Audi: Timo Bernhard (Germany), Romain Dumas (France), Mike Rockenfeller (Germany)

In 2010, notching up its ninth Le Mans success, Audi avenged its previous Le Mans defeat against arch rival Peugeot. In another coup for Audi, one of its crew, Timo Bernhard, became the first driver since 2005 to complete the endurance racing Triple Crown, also winning the 2003 24 Hours of Daytona and the 2008 12 Hours of Sebring.

Better still for Audi. It set a new overall distance record – the company’s winning car completed 397 laps and covered 3,362 miles, beating the distance set in 1971. Audi may never record a more decisive victory.

“In a crushing, humiliating and more convincing victory than anyone could have imagined 24 hours ago, three Audi cars finished in first, second and third positions,” the New York Times said.

That was almost the opposite result to the starting grid, where the top three cars were Peugeots. At the end, not a single Peugeot crossed the finish. Crushing indeed, as Peugeot later admitted, Audi only had to bring its cars home. Still, according to the UK’s Telegraph newspaper, this race was Audi’s fastest ever Le Mans.


Peugeot: David Brabham (Australia), Marc Gene (Spain), Alex Wurz (Austria)

In the years leading up to the 2009 Le Mans, Audi was starting to exert a stranglehold on the race. The company based in Ingolstadt, Germany had won eight of the last ten Le Mans.

Peugeot won in 2009, but its triumph was marred by controversy that stemmed from “scrutineering” – rigorous inspection of its futuristic Audi R15 TDI. The R15 TDI has been called “a lovely study in weird wavelets and winglets of carbon fiber.”

Peugeot Sport director Olivier Quesnel, however, threatened to lodge a protest over the R15 TDI’s space age design. That night, the authorities rejected Peugeot’s protest. Peugeot promptly appealed, but then, after winning the race, Peugeot declared it was withdrawing its appeal of the scrutineer’s verdict.

Despite the controversy, the New York Times called Peugeot’s victory “a convincing show of strength.”

The newspaper also quoted winning Australian driver David Brabham as saying that Peugeot ran a faultless race. “At Le Mans,” Brabham said, “only a faultless race will take you to victory.”


Audi: Dindo Capello (Italy), Tom Kristensen (Denmark), Allan McNish (Scotland)

Peugeot got off to a snappy start at the 2008 Le Mans race, leading the field into the first chicane.

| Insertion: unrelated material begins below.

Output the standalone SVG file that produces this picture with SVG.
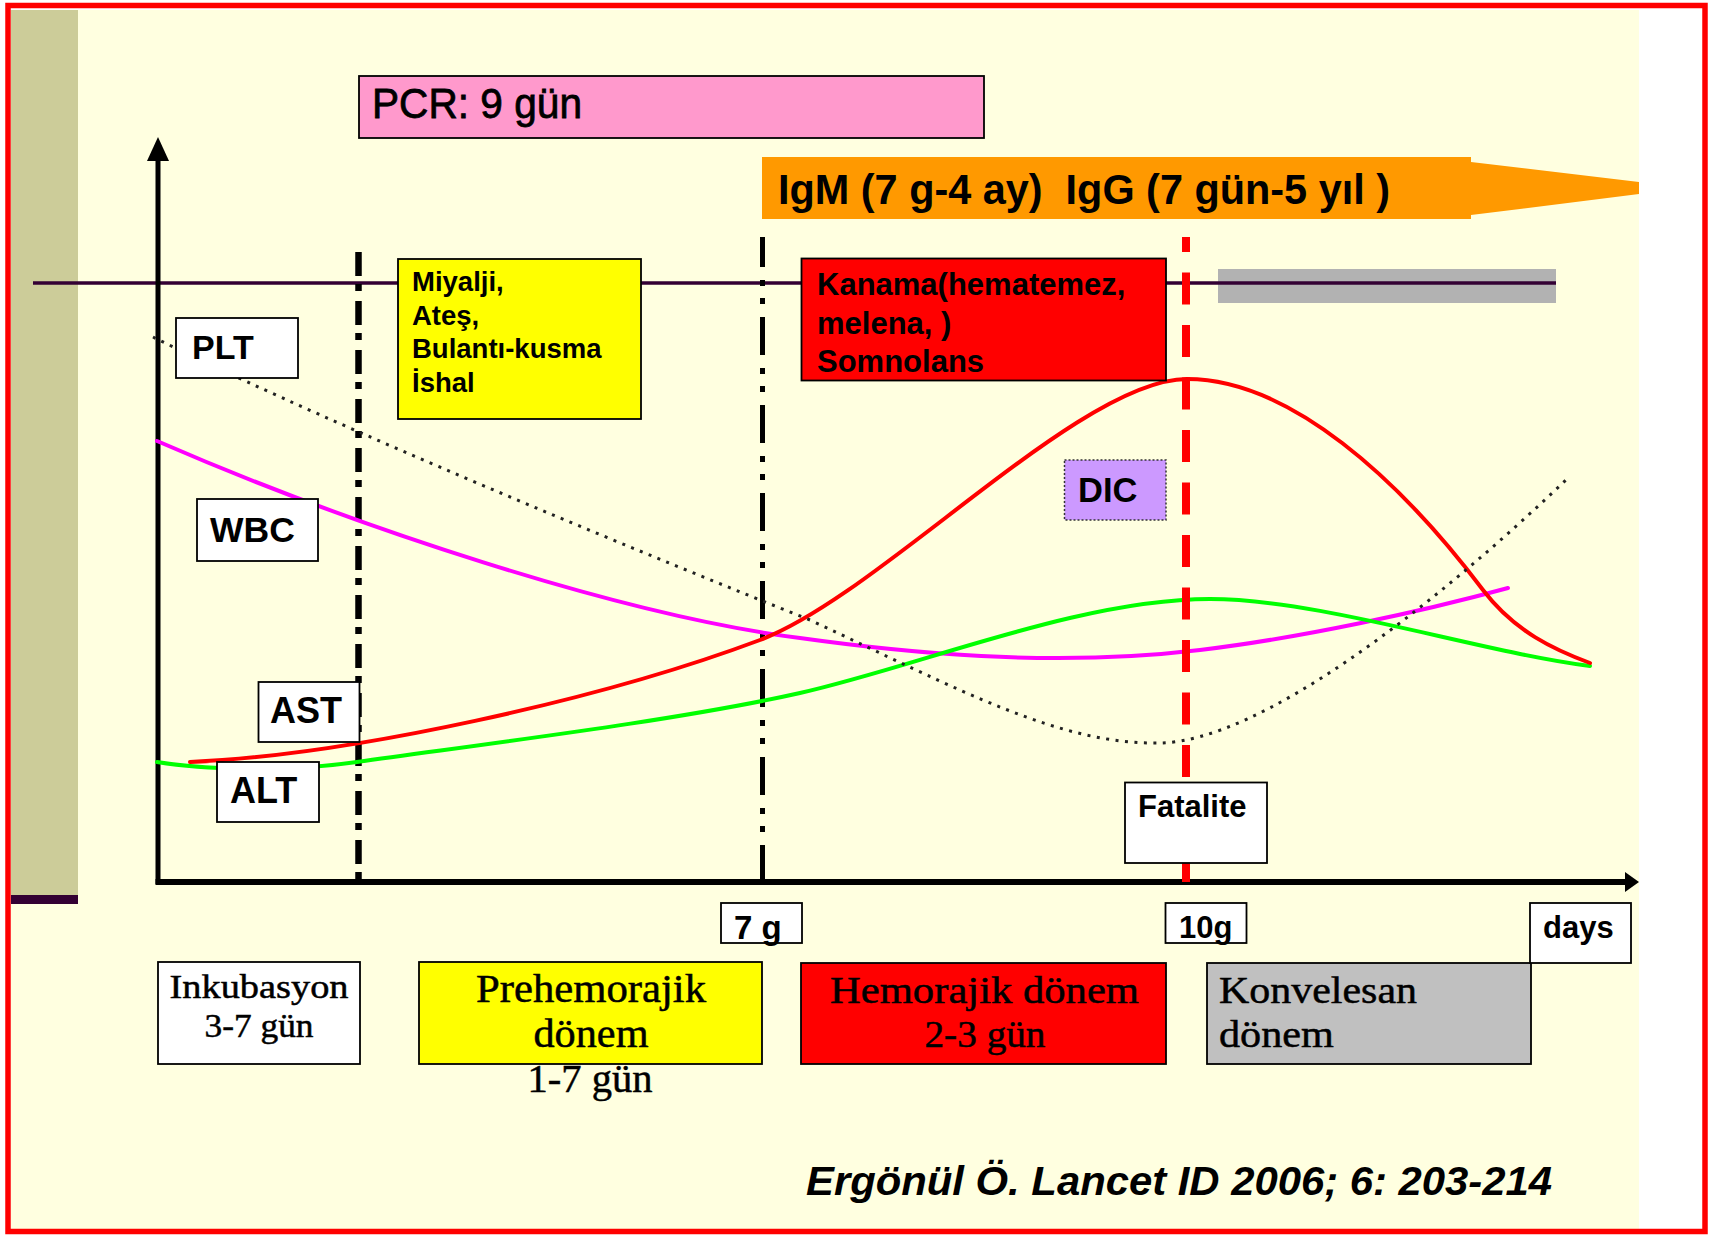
<svg xmlns="http://www.w3.org/2000/svg" width="1712" height="1235" viewBox="0 0 1712 1235">
<defs>
<style>
.bx{stroke:#000;stroke-width:1.8}
.sans{font-family:"Liberation Sans",Arial,sans-serif;fill:#000}
.b{font-weight:bold}
.ser{font-family:"Liberation Serif","Times New Roman",serif;fill:#000;stroke:#000;stroke-width:0.5}
.cv{fill:none;stroke-width:4;stroke-linecap:round}
</style>
</defs>
<g id="background">
<rect width="1712" height="1235" fill="#fff"/>
<rect x="11" y="10" width="1628" height="1220" fill="#FFFFE0"/>
<rect x="11" y="10" width="67" height="885" fill="#CCCC99"/>
<rect x="11" y="895" width="67" height="9" fill="#330033"/>
</g>
<g id="pcr">
<rect x="359" y="76" width="625" height="62" fill="#FF99CC" class="bx"/>
<text x="372" y="118" class="sans" font-size="43" textLength="210" lengthAdjust="spacingAndGlyphs" stroke="#000" stroke-width="0.8">PCR: 9 gün</text>
</g>
<g id="igm-igg">
<polygon points="762,157 1471,157 1471,162 1639,182 1639,194 1471,215 1471,219 762,219" fill="#FF9900"/>
<text x="778" y="204" class="sans b" font-size="42" textLength="612" lengthAdjust="spacingAndGlyphs" xml:space="preserve">IgM (7 g-4 ay)  IgG (7 gün-5 yıl )</text>
</g>
<g id="connectors">
<rect x="1218" y="269" width="338" height="34" fill="#B2B2B2"/>
<line x1="33" y1="283" x2="1556" y2="283" stroke="#330033" stroke-width="3.5"/>
<line x1="358.5" y1="252" x2="358.5" y2="880" stroke="#000" stroke-width="6.5" stroke-dasharray="24 8 7 10"/>
<line x1="762.5" y1="237" x2="762.5" y2="880" stroke="#000" stroke-width="5" stroke-dasharray="38 13 6 12 6 13" stroke-dashoffset="8"/>
<line x1="158" y1="158" x2="158" y2="884" stroke="#000" stroke-width="5"/>
<polygon points="158,137 147,161 169,161" fill="#000"/>
<line x1="155.5" y1="882" x2="1630" y2="882" stroke="#000" stroke-width="6"/>
<polygon points="1625,872 1639,882 1625,892" fill="#000"/>
<path class="cv" stroke="#FF00FF" d="M157,441 C350,525 620,615 800,638 C900,652 1050,668 1200,650 C1300,638 1420,612 1508,588"/>
<path class="cv" stroke="#00FF00" d="M157,762 C200,769 280,773 357,762 C500,742 680,720 800,693 C920,666 1080,599 1210,599 C1320,599 1480,652 1590,666"/>
<path class="cv" stroke="#FF0000" d="M190,762 C350,755 600,700 760,640 C880,595 1080,379 1187,379 C1290,379 1400,480 1483,590 C1515,632 1555,650 1590,663"/>
<path fill="none" stroke="#222" stroke-width="3" stroke-dasharray="3 6.5" d="M153,337 C300,410 560,520 810,620 C960,690 1060,745 1160,743 C1260,741 1430,610 1568,478"/>
<line x1="1186" y1="237" x2="1186" y2="884" stroke="#FF0000" stroke-width="8" stroke-dasharray="32 20.5" stroke-dashoffset="17"/>
</g>
<g id="prehemorrhagic-symptoms">
<rect x="398" y="259" width="243" height="160" fill="#FFFF00" class="bx"/>
<text class="sans b" font-size="27.5"><tspan x="412" y="291">Miyalji,</tspan><tspan x="412" y="324.5">Ateş,</tspan><tspan x="412" y="358">Bulantı-kusma</tspan><tspan x="412" y="391.5">İshal</tspan></text>
</g>
<g id="hemorrhagic-symptoms">
<rect x="801.5" y="258.5" width="364.5" height="122" fill="#FF0000" class="bx"/>
<text class="sans b" font-size="31"><tspan x="817" y="295">Kanama(hematemez,</tspan><tspan x="817" y="333.5">melena, )</tspan><tspan x="817" y="372">Somnolans</tspan></text>
</g>
<g id="plt">
<rect x="176" y="318" width="122" height="60" fill="#fff" class="bx"/>
<text x="192" y="359" class="sans b" font-size="34">PLT</text>
</g>
<g id="wbc">
<rect x="197" y="499" width="121" height="62" fill="#fff" class="bx"/>
<text x="210" y="542" class="sans b" font-size="35.5">WBC</text>
</g>
<g id="ast">
<rect x="258.5" y="682" width="101" height="60" fill="#fff" class="bx"/>
<text x="270" y="723" class="sans b" font-size="36">AST</text>
</g>
<g id="alt">
<rect x="217" y="762" width="102" height="60" fill="#fff" class="bx"/>
<text x="230" y="803" class="sans b" font-size="36">ALT</text>
</g>
<g id="dic">
<rect x="1064.5" y="460" width="101.5" height="60" fill="#CC99FF" stroke="#333" stroke-width="1.5" stroke-dasharray="2 2"/>
<text x="1078" y="502" class="sans b" font-size="34.5">DIC</text>
</g>
<g id="fatalite">
<rect x="1125" y="782.5" width="142" height="80.5" fill="#fff" class="bx"/>
<text x="1138" y="817" class="sans b" font-size="31">Fatalite</text>
</g>
<g id="tick-7g">
<rect x="721" y="903" width="81" height="40" fill="#fff" class="bx"/>
<text x="734" y="939" class="sans b" font-size="33">7 g</text>
</g>
<g id="tick-10g">
<rect x="1165.5" y="903" width="81" height="40" fill="#fff" class="bx"/>
<text x="1179" y="938" class="sans b" font-size="31">10g</text>
</g>
<g id="inkubasyon">
<rect x="158" y="962" width="202" height="102" fill="#fff" class="bx"/>
<text x="259" y="998" class="ser" font-size="34" text-anchor="middle" textLength="179" lengthAdjust="spacingAndGlyphs">Inkubasyon</text>
<text x="259" y="1037" class="ser" font-size="34" text-anchor="middle" textLength="109" lengthAdjust="spacingAndGlyphs">3-7 gün</text>
</g>
<g id="prehemorajik">
<rect x="419" y="962" width="343" height="102" fill="#FFFF00" class="bx"/>
<text x="591" y="1002" class="ser" font-size="39" text-anchor="middle" textLength="230" lengthAdjust="spacingAndGlyphs">Prehemorajik</text>
<text x="591" y="1047" class="ser" font-size="39" text-anchor="middle" textLength="115" lengthAdjust="spacingAndGlyphs">dönem</text>
<text x="590" y="1092" class="ser" font-size="39" text-anchor="middle" textLength="125" lengthAdjust="spacingAndGlyphs">1-7 gün</text>
</g>
<g id="hemorajik">
<rect x="801" y="963" width="365" height="101" fill="#FF0000" class="bx"/>
<text x="984.5" y="1003" class="ser" font-size="38" text-anchor="middle" textLength="309" lengthAdjust="spacingAndGlyphs">Hemorajik dönem</text>
<text x="985" y="1047" class="ser" font-size="38" text-anchor="middle" textLength="121" lengthAdjust="spacingAndGlyphs">2-3 gün</text>
</g>
<g id="konvelesan">
<rect x="1207" y="963" width="324" height="101" fill="#C0C0C0" class="bx"/>
<text x="1219" y="1003" class="ser" font-size="38" textLength="198" lengthAdjust="spacingAndGlyphs">Konvelesan</text>
<text x="1219" y="1047" class="ser" font-size="38" textLength="115" lengthAdjust="spacingAndGlyphs">dönem</text>
</g>
<g id="days">
<rect x="1530" y="903" width="101" height="60" fill="#fff" class="bx"/>
<text x="1543" y="938" class="sans b" font-size="31">days</text>
</g>
<g id="citation">
<text x="806" y="1195" class="sans b" font-style="italic" font-size="40" textLength="746" lengthAdjust="spacingAndGlyphs">Ergönül Ö. Lancet ID 2006; 6: 203-214</text>
</g>
<rect x="8" y="5.5" width="1697" height="1226" fill="none" stroke="#FF0000" stroke-width="5.5"/>
</svg>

After some jostling, Peugeot lost, retook and then retained the lead, consistently running 3 seconds a lap faster than Audi’s Scottish frontrunner, Allan McNish.

Then, in the second half, rain started falling, and the Audi cars ended up handling the dampness much better than the Peugeots.

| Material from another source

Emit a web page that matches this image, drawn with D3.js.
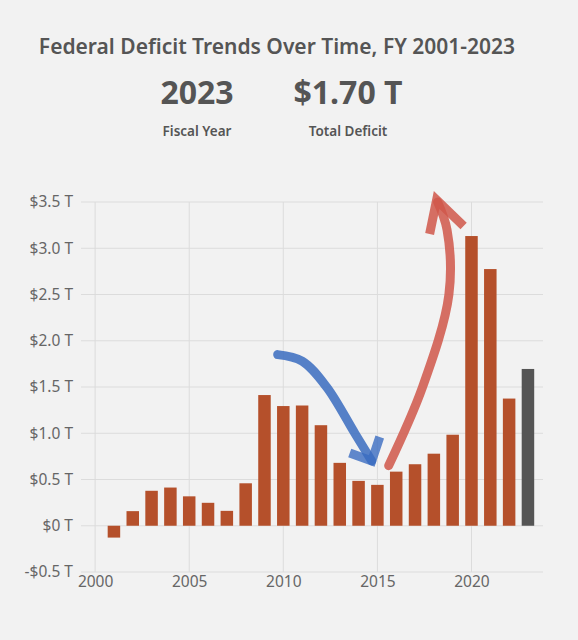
<!DOCTYPE html>
<html><head><meta charset="utf-8">
<script src="https://cdn.jsdelivr.net/npm/d3@7"></script>
<style>
body{margin:0;background:#f2f2f2;font-family:"Noto Sans","Open Sans",sans-serif;}
</style></head>
<body><div id="chart"></div>
<script>
const years=[2001,2002,2003,2004,2005,2006,2007,2008,2009,2010,2011,2012,2013,2014,2015,2016,2017,2018,2019,2020,2021,2022,2023];
const deficits=[-0.128,0.158,0.378,0.413,0.318,0.248,0.161,0.459,1.413,1.294,1.300,1.087,0.680,0.485,0.442,0.585,0.665,0.779,0.984,3.132,2.775,1.375,1.695];
const yTicks=[-0.5,0,0.5,1,1.5,2,2.5,3,3.5];
const xTicks=[2000,2005,2010,2015,2020];
const blueArrow=[[2009.7,1.85],[2011,1.78],[2012.3,1.5],[2013.8,1.0],[2014.7,0.7]];
const redArrow=[[2015.6,0.65],[2017.4,1.5],[2018.8,2.5],[2018.7,3.2],[2018.2,3.5]];

const width=578,height=640;
const margin={top:202,right:35,bottom:68,left:81};
const svg=d3.select("#chart").append("svg").attr("width",width).attr("height",height);
const x=d3.scaleLinear().domain([1999.25,2023.8]).range([margin.left,width-margin.right]);
const y=d3.scaleLinear().domain([-0.5,3.5]).range([height-margin.bottom,margin.top]);

// grid
svg.append("g").selectAll("line").data(yTicks).enter().append("line")
  .attr("x1",margin.left).attr("x2",width-margin.right)
  .attr("y1",d=>y(d)).attr("y2",d=>y(d)).attr("stroke","#dcdcdc");
svg.append("g").selectAll("line").data(xTicks).enter().append("line")
  .attr("x1",d=>x(d)).attr("x2",d=>x(d))
  .attr("y1",margin.top).attr("y2",height-margin.bottom).attr("stroke","#dcdcdc");

const yAxis=d3.axisLeft(y).tickValues(yTicks).tickSize(0).tickPadding(8)
  .tickFormat(d=>(d<0?"-":"")+"$"+(d==0?"0":Math.abs(d).toFixed(1))+" T");
const gy=svg.append("g").attr("transform","translate("+margin.left+",0)").call(yAxis);
const xAxis=d3.axisBottom(x).tickValues(xTicks).tickSize(0).tickPadding(4).tickFormat(d3.format("d"));
const gx=svg.append("g").attr("transform","translate(0,"+(height-margin.bottom)+")").call(xAxis);
[gx,gy].forEach(g=>{g.select(".domain").remove();g.selectAll("text").attr("fill","#666").style("font-size","15.5px").style("font-family","'Noto Sans',sans-serif");});

const bw=12.5;
svg.append("g").selectAll("rect").data(years).enter().append("rect")
  .attr("x",d=>x(d)-bw/2).attr("width",bw)
  .attr("y",(d,i)=>y(Math.max(0,deficits[i])))
  .attr("height",(d,i)=>Math.abs(y(deficits[i])-y(0)))
  .attr("fill",d=>d==2023?"#555555":"#b5502b");

// hand-drawn arrows
const line=d3.line().x(d=>x(d[0])).y(d=>y(d[1])).curve(d3.curveCatmullRom);
svg.append("path").attr("d",line(blueArrow)).attr("fill","none")
  .attr("stroke","#3a6cc0").attr("stroke-width",9).attr("stroke-opacity",0.85).attr("stroke-linecap","round");
const bEnd=blueArrow[blueArrow.length-1];
svg.append("path").attr("d",d3.line()([[x(bEnd[0])-22,y(bEnd[1])-8],[x(bEnd[0]),y(bEnd[1])],[x(bEnd[0])+8,y(bEnd[1])-24]]))
  .attr("fill","none").attr("stroke","#3a6cc0").attr("stroke-width",9).attr("stroke-opacity",0.8);
svg.append("path").attr("d",line(redArrow)).attr("fill","none")
  .attr("stroke","#d0574a").attr("stroke-width",9).attr("stroke-opacity",0.85).attr("stroke-linecap","round");
const rEnd=redArrow[redArrow.length-1];
svg.append("path").attr("d",d3.line()([[x(rEnd[0])-8,y(rEnd[1])+32],[x(rEnd[0])-1,y(rEnd[1])-2],[x(rEnd[0])+26,y(rEnd[1])+24]]))
  .attr("fill","none").attr("stroke","#d0574a").attr("stroke-width",9).attr("stroke-opacity",0.85);

// titles
svg.append("text").attr("x",width/2-12).attr("y",54).attr("text-anchor","middle")
  .attr("fill","#555").style("font-size","21px").style("font-weight","600").text("Federal Deficit Trends Over Time, FY 2001-2023");
svg.append("text").attr("x",197).attr("y",104).attr("text-anchor","middle")
  .attr("fill","#555").style("font-size","32px").style("font-weight","bold").text("2023");
svg.append("text").attr("x",348).attr("y",104).attr("text-anchor","middle")
  .attr("fill","#555").style("font-size","32px").style("font-weight","bold").text("$1.70 T");
svg.append("text").attr("x",197).attr("y",136).attr("text-anchor","middle")
  .attr("fill","#555").style("font-size","13.5px").style("font-weight","600").text("Fiscal Year");
svg.append("text").attr("x",348).attr("y",136).attr("text-anchor","middle")
  .attr("fill","#555").style("font-size","13.5px").style("font-weight","600").text("Total Deficit");
</script></body></html>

In a frantic stab at adjusting the Peugeots to the drizzle, mechanics fitted all three with “high-downforce” nose and tail parts.

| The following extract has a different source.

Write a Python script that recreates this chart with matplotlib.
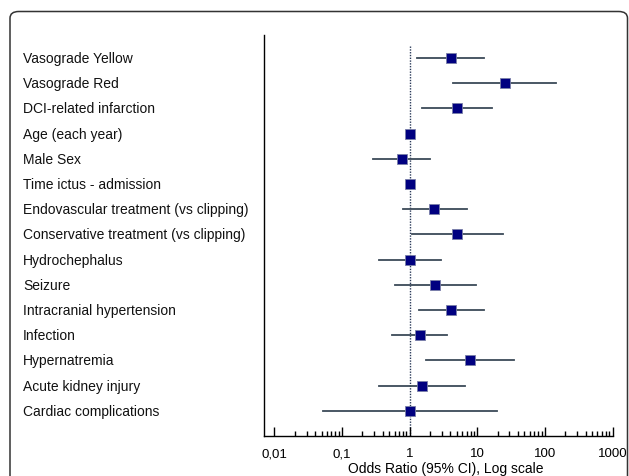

Nonetheless,  McNish grabbed the lead, surged ahead and stayed there – bringing Audi to it’s eighth Le Mans victory.

“A decisive moment in this race was that, when we got one opportunity, we took it and we exploited it so, so well. The team was perfect. The car didn’t need to be touched – absolutely zero. All we did was put fuel into it, put tires on and we ran and we drove, flat out. Just like Audis always should be going,” McNish told the cameras.


Audi: Frank Biela (Germany), Emanuele Pirro (Italy), Marco Werner (Germany)

Like Le Mans 2011, the 2007 version was messy: a comedy of errors.

In the early hours, a Ferrari spilled “fluids” onto the track, causing several drivers to go into a spin. Ferrari had to undertake heavy front-end repairs, and in the process, they fell behind.

Another hitch happened just before the completion of the 17th hour, when the race-leading Audi driven by the Italian endurance driver Rinaldo Capello lost a left rear wheel. He then thumped into a tire barrier.

Meanwhile, Peugeot was struck by rear wheel hub failures. With its characteristic ruthless efficiency, Audi surged ahead.

In the final three hours, however, rain, which had restrained itself for most of the race, fell again. Cue a series of incidents. Meanwhile, the pressure on Audi mounted, but they refused to crack.

“We had nine stressful hours with the Peugeot right behind us,” Italian Audi driver Emanuele Pirro told USA Today. “But the more you suffer, the greater the pleasure.”

The win was Audi’s fourth Le Mans success in a row — setting the stage for many more wins to come.